2. Briefly the facts of the case are that the respondent/assessee company was a manufacturer of Edible Oil and besides making sales was also making the supplies to various corporation i.e. Utility Stores Corporation and Canteen Stores Department, Karachi. For the year under appeal it opted out of presumptive tax regime and had submitted its return for being processed under the normal law in keeping with its past pattern of assessment up to the assessment year 1994-95. During the year of assessment proceedings for the year under appeal however, it was held by the Assessing Officer that according to the second proviso to clause 9 of Part IV of the Second Schedule, the respondent-company being manufacturer cannot be assessed under the normal law as supplies to Utility Stores Corporation and Canteen Stores Department were being subjected to deduction of tax under section 50(4) at special rate of 1.5 % in respect of supplies of Oil and Ghee to these parties. For facilities sake, the relevant provisions of the said Clause 9 are reproduced as under:
.... The provisions of section 80-C in so far as they relate to payments on account of the supply of goods on which tax is deductible under subsection (4) of section 50 shall nut apply in respect of any person, being a manufacturer of such goods, unless he opts for the presumptive tax regime:
Provided that a declaration of final and irrevocable option is furnished in writing alongwith the return of total income under section 55:
Provided further that nothing contained in this clause shall apply to any manufacturer of goods for which special rates of deduction of tax are specified under clause (c) of subsection (4) of section 50."

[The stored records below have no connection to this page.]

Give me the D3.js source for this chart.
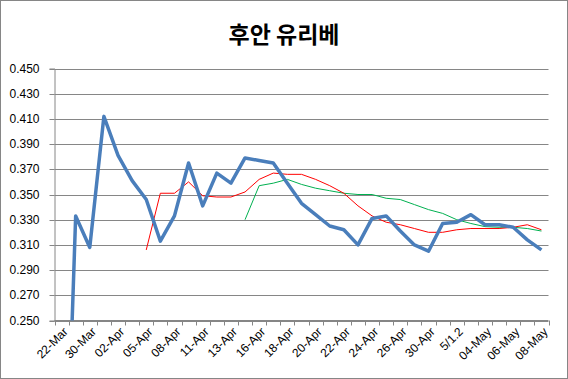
<!DOCTYPE html>
<html><head><meta charset="utf-8">
<script src="https://cdn.jsdelivr.net/npm/d3@7"></script>
<style>body{margin:0;background:#fff}svg{display:block}</style>
</head><body>
<script>
// Categories (game dates); only every second one is labelled on the axis
const categories = ["22-Mar","23-Mar","30-Mar","01-Apr","02-Apr","04-Apr","05-Apr","06-Apr","08-Apr","09-Apr",
  "11-Apr","12-Apr","13-Apr","15-Apr","16-Apr","17-Apr","18-Apr","19-Apr","20-Apr","21-Apr",
  "22-Apr","23-Apr","24-Apr","25-Apr","26-Apr","27-Apr","30-Apr","5/1.1","5/1.2","03-May",
  "04-May","05-May","06-May","07-May","08-May"];
// Batting average (thick blue)
const average = [0.000,0.333,0.308,0.412,0.381,0.361,0.346,0.313,0.333,0.375,
  0.341,0.367,0.359,0.379,0.377,0.375,0.359,0.343,0.334,0.325,
  0.322,0.310,0.331,0.333,0.321,0.310,0.305,0.327,0.328,0.334,
  0.326,0.326,0.324,0.314,0.306];
// Moving average (red)
const movingRed = [null,null,null,null,null,null,0.306,0.351,0.351,0.360,
  0.349,0.348,0.348,0.352,0.362,0.367,0.366,0.366,0.362,0.357,
  0.351,0.341,0.333,0.328,0.326,0.323,0.320,0.320,0.322,0.323,
  0.323,0.323,0.324,0.326,0.322];
// Moving average (green)
const movingGreen = [null,null,null,null,null,null,null,null,null,null,
  null,null,null,0.330,0.357,0.359,0.362,0.358,0.355,0.353,
  0.351,0.350,0.350,0.347,0.346,0.342,0.338,0.335,0.330,0.327,
  0.3245,0.324,0.324,0.323,0.321];
const yTicks = [0.250,0.270,0.290,0.310,0.330,0.350,0.370,0.390,0.410,0.430,0.450];
const title = "후안 유리베";

const W = 568, H = 379;
const pL = 54.5, pR = 548.5, pT = 68.5, pB = 320.5;
const grey = "#868686";

const svg = d3.select("body").append("svg").attr("width", W).attr("height", H);
svg.append("rect").attr("x",0.5).attr("y",0.5).attr("width",W-1).attr("height",H-1)
  .attr("fill","#fff").attr("stroke",grey);

svg.append("text").attr("x", 284).attr("y", 43).attr("text-anchor","middle")
  .attr("font-family","'Noto Sans CJK KR', sans-serif").attr("font-weight","bold")
  .attr("font-size", 23).attr("fill","#000").text(title);

const x = d3.scaleBand().domain(categories).range([pL, pR]).padding(0);
const y = d3.scaleLinear().domain([0.25, 0.45]).range([pB, pT]);
const cx = c => x(c) + x.bandwidth()/2;

// gridlines
svg.append("g").selectAll("line").data(yTicks).join("line")
  .attr("x1", pL).attr("x2", pR)
  .attr("y1", d => Math.round(y(d)) + 0.5).attr("y2", d => Math.round(y(d)) + 0.5)
  .attr("stroke", grey).attr("stroke-width", 1);

// y axis
const yAxis = svg.append("g").attr("transform", `translate(${pL},0)`)
  .call(d3.axisLeft(y).tickValues(yTicks).tickSize(5).tickPadding(10).tickFormat(d3.format(".3f")));
yAxis.select(".domain").attr("stroke", grey);
yAxis.selectAll(".tick").attr("transform", d => `translate(0,${Math.round(y(d)) + 0.5})`);
yAxis.selectAll(".tick line").attr("stroke", grey);
yAxis.selectAll(".tick text").attr("font-family","'Liberation Sans', Arial, sans-serif")
  .attr("font-size", 12).attr("fill","#000");

// x axis line and ticks at category boundaries
const boundaries = categories.map(c => x(c)).concat([pR]);
svg.append("line").attr("x1", pL).attr("x2", pR).attr("y1", pB).attr("y2", pB)
  .attr("stroke", grey);
svg.append("g").selectAll("line").data(boundaries).join("line")
  .attr("x1", d => Math.round(d) + 0.5).attr("x2", d => Math.round(d) + 0.5)
  .attr("y1", pB).attr("y2", pB + 5).attr("stroke", grey);

// x labels (every second category)
const shown = categories.filter((c, i) => i % 2 === 0);
svg.append("g").selectAll("text").data(shown).join("text")
  .attr("transform", d => `translate(${cx(d) + 4},${pB + 9}) rotate(-45)`)
  .attr("text-anchor","end").attr("dy","0.35em")
  .attr("font-family","'Liberation Sans', Arial, sans-serif").attr("font-size", 12)
  .attr("fill","#000").text(d => d);

// clip
svg.append("clipPath").attr("id","plot").append("rect")
  .attr("x", pL).attr("y", pT - 5).attr("width", pR - pL).attr("height", pB - pT + 5);

const mk = arr => categories.map((c, i) => ({c, v: arr[i]}));
const line = d3.line().defined(d => d.v != null).x(d => cx(d.c)).y(d => y(d.v));

const g = svg.append("g").attr("clip-path","url(#plot)");
g.append("path").datum(mk(movingGreen)).attr("d", line).attr("fill","none")
  .attr("stroke","#00B050").attr("stroke-width",1);
g.append("path").datum(mk(movingRed)).attr("d", line).attr("fill","none")
  .attr("stroke","#FF0000").attr("stroke-width",1);
g.append("path").datum(mk(average)).attr("d", line).attr("fill","none")
  .attr("stroke","#4A7EBB").attr("stroke-width",3.5).attr("stroke-linejoin","round");
</script>
</body></html>
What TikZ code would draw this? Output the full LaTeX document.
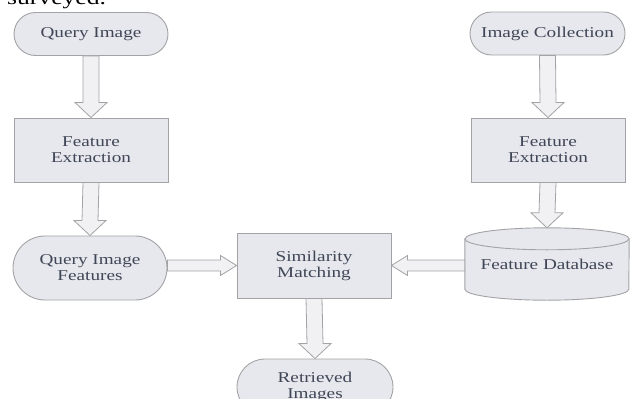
\documentclass[tikz,border=0pt]{standalone}
\usepackage{fontspec}
\setmainfont{Liberation Serif}
\newfontfamily\diafont[FakeStretch=1.28]{Liberation Serif}
\usetikzlibrary{calc,shapes.misc,backgrounds}
\definecolor{boxfill}{HTML}{E7E8ED}
\definecolor{boxline}{HTML}{A3A3A6}
\definecolor{txt}{HTML}{3F4656}
\newcommand{\varr}[2]{%
  \draw[barrow] ($(#1.south)+(-8pt,0)$) -- ($(#2.north)+(-8pt,15pt)$) -- ($(#2.north)+(-16pt,15pt)$) -- (#2.north)
    -- ($(#2.north)+(16pt,15pt)$) -- ($(#2.north)+(8pt,15pt)$) -- ($(#1.south)+(8pt,0)$) -- cycle;}
\newcommand{\rarr}[2]{%
  \draw[barrow] ($(#1.east |- #2.west)+(0,5.5pt)$) -- ($(#2.west)+(-16pt,5.5pt)$) -- ($(#2.west)+(-16pt,10pt)$) -- (#2.west)
    -- ($(#2.west)+(-16pt,-10pt)$) -- ($(#2.west)+(-16pt,-5.5pt)$) -- ($(#1.east |- #2.west)+(0,-5.5pt)$) -- cycle;}
\newcommand{\larr}[2]{%
  \draw[barrow] ($(#1.west |- #2.east)+(0,5.5pt)$) -- ($(#2.east)+(16pt,5.5pt)$) -- ($(#2.east)+(16pt,10pt)$) -- (#2.east)
    -- ($(#2.east)+(16pt,-10pt)$) -- ($(#2.east)+(16pt,-5.5pt)$) -- ($(#1.west |- #2.east)+(0,-5.5pt)$) -- cycle;}
\begin{document}
\begin{tikzpicture}[x=1pt,y=-1pt,
  base/.style={draw=boxline, fill=boxfill, line width=0.9pt, text=txt,
    font=\diafont\fontsize{15}{16}\selectfont, align=center, inner sep=0pt},
  pill/.style={base, rounded rectangle, minimum width=154pt, minimum height=#1},
  boxnode/.style={base, rectangle, minimum width=154pt, minimum height=64pt},
  barrow/.style={draw=boxline, fill=boxfill!60!white, line width=0.8pt, line join=miter}]
\clip (0,0) rectangle (632,399);
\useasboundingbox (0,0) rectangle (632,399);

\node[anchor=base west, inner sep=0pt, font=\diafont\fontsize{20}{20}\selectfont] (sv) at (7,4) {surveyed.};

\node[pill=43pt] (qi) at (91,34) {Query Image};
\node[boxnode] (fe1) at (91,150) {Feature\\Extraction};
\node[pill=64pt] (qif) at (90,268) {Query Image\\Features};
\node[boxnode, minimum height=65pt] (sm) at (314,265.5) {Similarity\\Matching};
\node[pill=56pt, minimum width=156pt] (ri) at (315,387) {Retrieved\\Images};
\node[pill=43pt, minimum width=155pt] (ic) at (547.5,33.5) {Image Collection};
\node[boxnode] (fe2) at (548,150) {Feature\\Extraction};
\node[inner sep=0pt, minimum width=164pt, minimum height=72pt, text=txt,
  font=\diafont\fontsize{15}{16}\selectfont] (fdb) at (547,264) {Feature Database};
\begin{scope}[on background layer]
  \draw[draw=boxline, fill=boxfill, line width=0.9pt]
    ($(fdb.north west)+(0,-11pt)$) -- ($(fdb.south west)+(0,11pt)$)
    arc[start angle=180, end angle=360, x radius=82pt, y radius=11pt]
    -- ($(fdb.north east)+(0,-11pt)$)
    arc[start angle=0, end angle=180, x radius=82pt, y radius=11pt] -- cycle;
  \draw[draw=boxline, line width=0.9pt]
    ($(fdb.north west)+(0,-11pt)$) arc[start angle=180, end angle=360, x radius=82pt, y radius=11pt];
\end{scope}

\varr{qi}{fe1}
\varr{fe1}{qif}
\varr{ic}{fe2}
\varr{fe2}{fdb}
\varr{sm}{ri}
\rarr{qif}{sm}
\larr{fdb}{sm}
\end{tikzpicture}
\end{document}
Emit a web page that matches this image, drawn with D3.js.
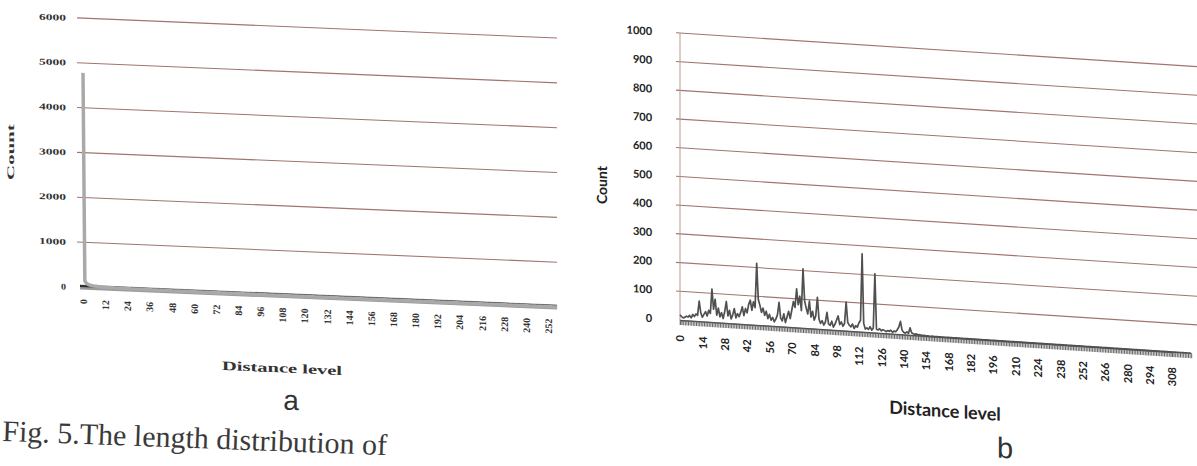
<!DOCTYPE html>
<html>
<head>
<meta charset="utf-8">
<script src="https://cdn.jsdelivr.net/npm/d3@7"></script>
<style>
  body { margin: 0; background: #fff; }
  svg { display: block; }
</style>
</head>
<body>
<svg id="fig" width="1197" height="466"></svg>
<script>
// panel a : count per distance level (0 .. 257)
const countsA = [
  4780, 140, 85, 60, 48, 40, 34, 30, 26, 23, 20, 18, 16, 15, 14, 13, 12, 11, 10, 10,
  9, 9, 8, 8, 7, 7, 6, 6, 6, 5, 5, 5, 4, 4, 4, 4, 3, 3, 3, 3,
  3, 2, 2, 2, 2, 2, 2, 2, 1, 1, 1, 1, 1, 1, 1, 1, 1, 1, 1, 1,
  0, 0, 0, 0, 0, 0, 0, 0, 0, 0, 0, 0, 0, 0, 0, 0, 0, 0, 0, 0,
  0, 0, 0, 0, 0, 0, 0, 0, 0, 0, 0, 0, 0, 0, 0, 0, 0, 0, 0, 0,
  0, 0, 0, 0, 0, 0, 0, 0, 0, 0, 0, 0, 0, 0, 0, 0, 0, 0, 0, 0,
  0, 0, 0, 0, 0, 0, 0, 0, 0, 0, 0, 0, 0, 0, 0, 0, 0, 0, 0, 0,
  0, 0, 0, 0, 0, 0, 0, 0, 0, 0, 0, 0, 0, 0, 0, 0, 0, 0, 0, 0,
  0, 0, 0, 0, 0, 0, 0, 0, 0, 0, 0, 0, 0, 0, 0, 0, 0, 0, 0, 0,
  0, 0, 0, 0, 0, 0, 0, 0, 0, 0, 0, 0, 0, 0, 0, 0, 0, 0, 0, 0,
  0, 0, 0, 0, 0, 0, 0, 0, 0, 0, 0, 0, 0, 0, 0, 0, 0, 0, 0, 0,
  0, 0, 0, 0, 0, 0, 0, 0, 0, 0, 0, 0, 0, 0, 0, 0, 0, 0, 0, 0,
  0, 0, 0, 0, 0, 0, 0, 0, 0, 0, 0, 0, 0, 0, 0, 0, 0, 0
];

// panel b : count per distance level (0 .. 320)
const countsB = [
  18, 12, 8, 10, 15, 12, 18, 10, 22, 15, 25, 20, 70, 30, 15, 25, 35, 20, 40, 30,
  115, 45, 80, 25, 50, 20, 35, 15, 40, 75, 25, 45, 15, 30, 52, 20, 35, 25, 40, 60,
  30, 55, 40, 70, 85, 50, 80, 60, 215, 90, 70, 45, 60, 35, 50, 25, 40, 20, 30, 15,
  25, 40, 84, 30, 20, 45, 15, 35, 55, 30, 60, 90, 70, 135, 80, 110, 60, 206, 95, 70,
  50, 95, 40, 60, 30, 45, 110, 35, 20, 30, 15, 25, 60, 20, 15, 30, 10, 20, 35, 50,
  20, 30, 15, 25, 100, 30, 20, 15, 25, 10, 20, 15, 30, 40, 272, 30, 10, 15, 10, 20,
  8, 15, 205, 12, 10, 15, 8, 12, 10, 6, 10, 8, 12, 5, 10, 8, 15, 25, 45, 15,
  8, 5, 10, 5, 25, 8, 5, 3, 5, 2, 3, 2, 1, 2, 0, 1, 0, 0, 1, 0,
  0, 0, 0, 0, 0, 0, 0, 0, 0, 0, 0, 0, 0, 0, 0, 0, 0, 0, 0, 0,
  0, 0, 0, 0, 0, 0, 0, 0, 0, 0, 0, 0, 0, 0, 0, 0, 0, 0, 0, 0,
  0, 0, 0, 0, 0, 0, 0, 0, 0, 0, 0, 0, 0, 0, 0, 0, 0, 0, 0, 0,
  0, 0, 0, 0, 0, 0, 0, 0, 0, 0, 0, 0, 0, 0, 0, 0, 0, 0, 0, 0,
  0, 0, 0, 0, 0, 0, 0, 0, 0, 0, 0, 0, 0, 0, 0, 0, 0, 0, 0, 0,
  0, 0, 0, 0, 0, 0, 0, 0, 0, 0, 0, 0, 0, 0, 0, 0, 0, 0, 0, 0,
  0, 0, 0, 0, 0, 0, 0, 0, 0, 0, 0, 0, 0, 0, 0, 0, 0, 0, 0, 0,
  0, 0, 0, 0, 0, 0, 0, 0, 0, 0, 0, 0, 0, 0, 0, 0, 0, 0, 0, 0,
  0
];

const yTicksA = [0, 1000, 2000, 3000, 4000, 5000, 6000];
const yTicksB = [0, 100, 200, 300, 400, 500, 600, 700, 800, 900, 1000];
const xLabelsA = [0, 12, 24, 36, 48, 60, 72, 84, 96, 108, 120, 132, 144, 156, 168, 180,
                  192, 204, 216, 228, 240, 252];
const xLabelsB = [0, 14, 28, 42, 56, 70, 84, 98, 112, 126, 140, 154, 168, 182, 196, 210,
                  224, 238, 252, 266, 280, 294, 308];

const caption = "Fig. 5.The length distribution of";

var svg = d3.select("#fig");
var grid = "#a07470";

// the page was photographed at an angle, so each panel is skewed a little
const skew = s => Math.atan(s) * 180 / Math.PI;

/* ---------- panel a ---------- */
var ga = svg.append("g").attr("transform", `translate(80,0) skewY(${skew(0.042)})`);

var xA = d3.scaleLinear().domain([0, 252]).range([3, 468]);
var yA = d3.scaleLinear().domain([0, 6000]).range([287, 18]);

ga.selectAll(".grid").data(yTicksA.slice(1)).enter().append("line")
    .attr("x1", -3).attr("x2", 477)
    .attr("y1", d => yA(d)).attr("y2", d => yA(d))
    .attr("stroke", grid).attr("stroke-width", 1.1);

var axA = ga.append("g")
    .call(d3.axisLeft(yA).tickValues(yTicksA).tickFormat(d3.format("d"))
            .tickSize(0).tickPadding(14));
axA.select(".domain").remove();
axA.selectAll("text")
    .attr("font-family", "Liberation Serif").attr("font-weight", "bold")
    .attr("font-size", 9).attr("fill", "#333")
    .attr("textLength", d => d ? 27 : 5).attr("lengthAdjust", "spacingAndGlyphs");

// zero line (thick, as in the scan)
ga.append("line")
    .attr("x1", 0).attr("x2", 477).attr("y1", yA(0)).attr("y2", yA(0))
    .attr("stroke", "#9a9a9a").attr("stroke-width", 5);
ga.append("line")
    .attr("x1", 0).attr("x2", 477).attr("y1", yA(0) - 1).attr("y2", yA(0) - 1)
    .attr("stroke", "#2b2b2b").attr("stroke-width", 2);

ga.append("path").datum(countsA)
    .attr("fill", "none").attr("stroke", "#a9a9a9").attr("stroke-width", 3.5)
    .attr("d", d3.line().x((d, i) => xA(i)).y(d => yA(d)));

var bxA = ga.append("g").attr("transform", `translate(0,${yA(0)})`)
    .call(d3.axisBottom(xA).tickValues(xLabelsA).tickSize(0));
bxA.select(".domain").remove();
bxA.selectAll("text")
    .attr("transform", "rotate(-90)").attr("x", -12).attr("y", 0).attr("dy", "0.35em")
    .style("text-anchor", "end")
    .attr("font-family", "Liberation Serif").attr("font-weight", "bold")
    .attr("font-size", 10).attr("fill", "#333");

ga.append("text").attr("transform", "translate(-66,155) rotate(-90)")
    .attr("text-anchor", "middle").attr("font-family", "Liberation Serif")
    .attr("font-weight", "bold").attr("font-size", 10).attr("fill", "#333")
    .attr("textLength", 56).attr("lengthAdjust", "spacingAndGlyphs")
    .text("Count");

ga.append("text").attr("x", 202).attr("y", 364)
    .attr("text-anchor", "middle").attr("font-family", "Liberation Serif")
    .attr("font-weight", "bold").attr("font-size", 13).attr("fill", "#333")
    .attr("textLength", 120).attr("lengthAdjust", "spacingAndGlyphs")
    .text("Distance level");

ga.append("text").attr("x", 211).attr("y", 401)
    .attr("text-anchor", "middle").attr("font-family", "Liberation Sans")
    .attr("font-size", 28).attr("fill", "#333").text("a");

/* ---------- panel b ---------- */
var gb = svg.append("g").attr("transform", `translate(680,0) skewY(${skew(0.065)})`);

var xB = d3.scaleLinear().domain([0, 308]).range([0, 492]);
var yB = d3.scaleLinear().domain([0, 1000]).range([320, 33]);

gb.selectAll(".grid").data(yTicksB.slice(1)).enter().append("line")
    .attr("x1", -4).attr("x2", 520)
    .attr("y1", d => yB(d)).attr("y2", d => yB(d))
    .attr("stroke", grid).attr("stroke-width", 1.1);

gb.append("line").attr("x1", 0).attr("x2", 0).attr("y1", yB(1000)).attr("y2", yB(0))
    .attr("stroke", "#b89a96").attr("stroke-width", 1);

var axB = gb.append("g")
    .call(d3.axisLeft(yB).tickValues(yTicksB).tickFormat(d3.format("d"))
            .tickSize(0).tickPadding(28));
axB.select(".domain").remove();
axB.selectAll("text")
    .attr("font-family", "Lato").attr("font-weight", "bold")
    .attr("font-size", 11).attr("fill", "#222");

// one tick per distance level gives the comb under the axis
gb.append("g").attr("transform", `translate(0,${yB(0)})`)
    .call(d3.axisBottom(xB).tickValues(countsB.map((d, i) => i)).tickSize(5).tickFormat(""))
    .call(g => g.selectAll("line").attr("stroke", "#666"))
    .call(g => g.select(".domain").attr("stroke", "#444").attr("stroke-width", 1.5));

gb.append("path").datum(countsB)
    .attr("fill", "none").attr("stroke", "#505050").attr("stroke-width", 1.7)
    .attr("stroke-linejoin", "round")
    .attr("d", d3.line().x((d, i) => xB(i)).y(d => yB(d)));

var bxB = gb.append("g").attr("transform", `translate(0,${yB(0)})`)
    .call(d3.axisBottom(xB).tickValues(xLabelsB).tickSize(0));
bxB.select(".domain").remove();
bxB.selectAll("text")
    .attr("transform", "rotate(-90)").attr("x", -15).attr("y", 0).attr("dy", "0.35em")
    .style("text-anchor", "end")
    .attr("font-family", "Lato").attr("font-weight", "bold")
    .attr("font-size", 11).attr("fill", "#222");

gb.append("text").attr("transform", "translate(-73,190) rotate(-90)")
    .attr("text-anchor", "middle").attr("font-family", "Lato")
    .attr("font-weight", "bold").attr("font-size", 14).attr("fill", "#222")
    .text("Count");

gb.append("text").attr("x", 265).attr("y", 400)
    .attr("text-anchor", "middle").attr("font-family", "Lato")
    .attr("font-weight", "bold").attr("font-size", 18).attr("fill", "#222")
    .text("Distance level");

gb.append("text").attr("x", 325).attr("y", 437)
    .attr("text-anchor", "middle").attr("font-family", "Liberation Sans")
    .attr("font-size", 29).attr("fill", "#333").text("b");

/* ---------- caption ---------- */
svg.append("text").attr("transform", "translate(2,441) rotate(2.1)")
    .attr("font-family", "Liberation Serif").attr("font-size", 30)
    .attr("fill", "#3a3a3a").text(caption);
</script>
</body>
</html>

3. Relying upon the above provision, the Assessing Officer rejected the claim of the assessee to be assessed under the normal law and instead applied section 80-C on sales amounting to Rs.291,511,659 which according to the respondent/assessee was legally and factually incorrect as the same was assessable under the normal law and not as a separate block of income falling under section 80-C. When the matter, went to the C.I.T.(A) it was pleaded by the respondent/assessee that rate of tax deduction Q 1.5 % on Edible Oil is not a special rate as per clause (C) of subsection (4) of section 50 but normal rate of tax deduction under section 50(4) read with para. E(B) of Part 1 of the First Schedule. Accordingly it was submitted by the respondent/assessee that its case was not hit by second proviso of clause 9 of Part IV of the Second Schedule and as such it should have been assessed under the normal law as was being done by the Department all along up to the preceding year 1994-95 as the law had since remained unchanged. Agreeing with the contention of the respondent/assessee the learned C.I.T.(A) directed the Department to adhere to the case history and make assessment as a whole under the normal law by excluding section 80-C. It is against this direction of the learned C.I.T.(A) that the Department has come in the present appeal.
4. The learned D.R. and A.R. have been heard. While the learned D.R. has supported the order of the Assessing Officer, the learned A.R. has taken us to the provision of section 50(4)(c) which before its omission by virtue of Finance Act, 1994 provided for specification of special rates of tax deduction in respect of certain classes of recipients specified in this behalf by the C.B.R. by notification in official Gazette. The learned A.R. referred to Notification NO.S.R.0.600(1)/91, dated July 2, 1991 providing for a special rate of 0.75 % in respect of cotton seeds which again was omitted vide Notification No.S.R.O. 629/1/1994, dated 27-6-1994 with effect from July 1, 1994. It was submitted by the learned A.R. that with the omission of clause (c) of subsection (4) of section 50 by virtue of Finance Act, 1994, the question of applicability of any special rate particularly in respect of the items dealt with by the assessee-company namely edible oil was not particularly relevant for the income year beginning 1-7-1994 to 30-6-1995 relevant to assessment year 1996. The operative rate in this regard had been provided by para. E(B) of the Part I of the First Schedule a 1.5 % and it was normal rate for such deduction. The learned counsel has pointed out that various rates have been prescribed in the said Para. E(B), being @ 5 % for services rendered, 3.5 % for supplies of goods other than those referred to in sub-para. @ 5% for execution of contracts. Ail these were normal rates of tax deduction under section 50(4) and the prescribed rate of tax deduction 1.5 % in respect of supplies of rice, cotton seeds and edible oil was also in the nature of normal rate and not a special rates, the applicability of which made the case of the assessee fall under presumptive tax regime of second proviso to para. 9 of Part IV of the Second Schedule of the Income Tax Ordinance, 1979.
5. Having considered the matter and the relevant provisions of law as explained by the learned A.R. and discussed above, we are of the opinion that rate of tax deduction B 1.5% in respect of Edible Oil is a normal rate and not a special rate particularly when there is no concept of special rate after omission of sub-clause (c) to clause (4) of section 50 by virtue of amendment brought in by the Finance Act, 1994 and by virtue of the fact that rates prescribed at para. E(B) to Part I of the First Schedule do not categorise any of the rates given therein as a special ate. As such the directions of the learned C.I.T.(A) are considered to be proper and do not call for any interference.